Mandl: Ja, es war sehr rührend, wie viel Dankbarkeit und Wertschätzung mir entgegenkam. Ich sagte bei meiner Abschiedspredigt, dass drei Jesusbilder mein priesterliches Wirken geprägt haben: Das Bild vom göttlichen Sämann, in dessen Dienst ich mich immer wusste und weiß, das Bild vom guten Hirten als Maßgabe für eine nachgehende und begleitende Seelsorge von der Wiege bis zur Bahre und das Bild vom Herrn, der den Jüngern die Füße wäscht und uns damit zeigt, dass wahre Größe im Sinne des Herrn in der dienenden Liebe besteht und sich ausdrückt.
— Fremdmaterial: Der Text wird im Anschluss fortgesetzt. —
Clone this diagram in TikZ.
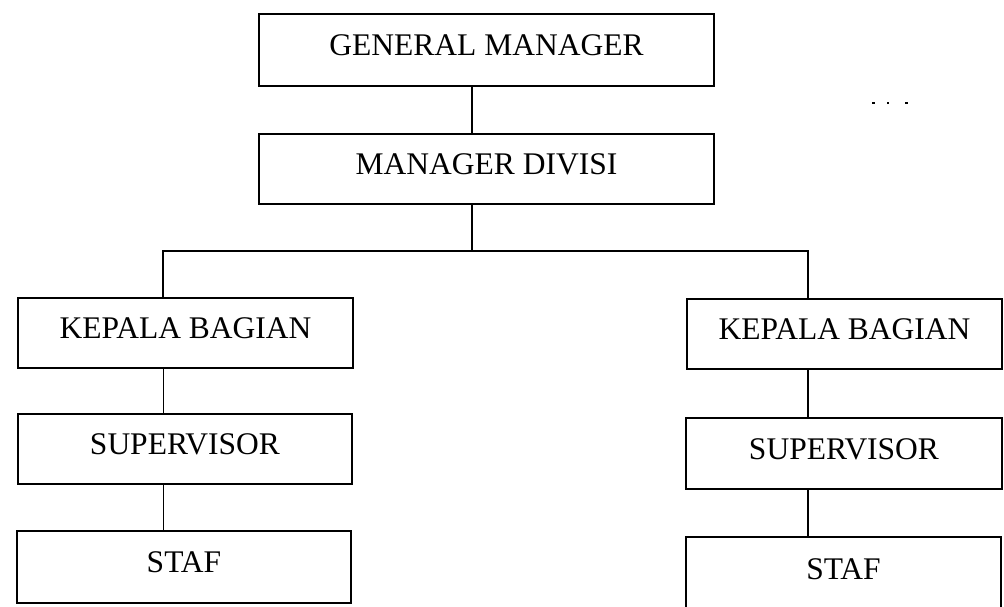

Zum Schluss: Was möchten Sie den Altöttingern, aber auch den vielen Pilgern aus allen Himmelsrichtungen noch gerne mit auf den Weg geben?
Mandl: Maria hat sich 1489 dieses kleine Städtchen Altötting in Oberbayern auserwählt für ihre Fürsprache und helfende Präsenz. Unzählige Menschen haben im Laufe der 530-jährigen Wallfahrtsgeschichte hier am Gnadenort Ermutigung, Tröstung, Heilung und Neuorientierung erfahren dürfen, was die 2.000 Votivtafeln in und um die Gnadenkapelle eindrucksvoll belegen. Den Pfarrmitgliedern von Altötting sage ich: Freut Euch über das Privileg, an diesem besonderen Ort leben, wohnen, arbeiten und glauben zu dürfen, ermutigt durch das Zeugnis der vielen Pilger. Die Wallfahrer möchte ich ermutigen, missionarisch zu wirken, sodass immer mehr Menschen, besonders auch junge Menschen den Weg zu Maria finden und über sie zum Herrn, der ja die „kostbare Perle“ ist, für die sich der volle Einsatz lohnt, weil wir in ihm schon am Ziel unserer irdischen Pilgerschaft angekommen sind.
Interview: Wolfgang Terhörst
Fotos: Roswitha Dorfner
Impressionen von der Verabschiedung von Prälat Günther Mandl während des Festgottesdienstes zu Mariä Himmelfahrt und im Anschluss im Klostergarten von St. Konrad
Prälat Günther Mandl – Von Osterhofen über Rom nach Altötting
Günther Mandl wurde am 17. Februar 1946 in Osterhofen geboren, ist mit zehn Geschwistern nach eigenen Worten „in bescheidenen Verhältnissen zufrieden und geborgen in einem vom christlichen Geist geprägten Elternhaus aufgewachsen“. Am Gymnasium Leopoldinum in Passau machte er 1965 Abitur und studierte anschließend an der philosophisch-theologischen Hochschule in Passau und an der päpstlichen Universität Gregoriana in Rom Theologie. 1972 weihte ihn Kardinal Franz König aus Wien in der Kirche San Ignazio in Rom zum Priester. Nach fünfjähriger Kaplanszeit in Vilshofen wurde Mandl Studienrat, Oberstudienrat und Studiendirektor am Leopoldinum, wo er als Seminarleiter junge Religionslehrer aus ganz Bayern für die zweite Lehramtprüfung vorbereitete. Nebenamtlich betreute er 24 Jahre lang die Pfarrei Straßkirchen bei Passau. Zum 1. September 2002 ernannte ihn Bischof Wilhelm Schraml zum Stadtpfarrer und Stiftspropst von Altötting, seit dem 1. September 2008 war Mandl auch Pfarrer in St. Josef, Altötting-Süd. Von 2010 bis 2016 leitete er als Dekan das neugeschaffene Dekanat Altötting. 2014 schließlich ernannte Bischof Stefan Oster Prälat Mandl zum Administrator der Heiligen Kapelle und Wallfahrtsrektor in Altötting.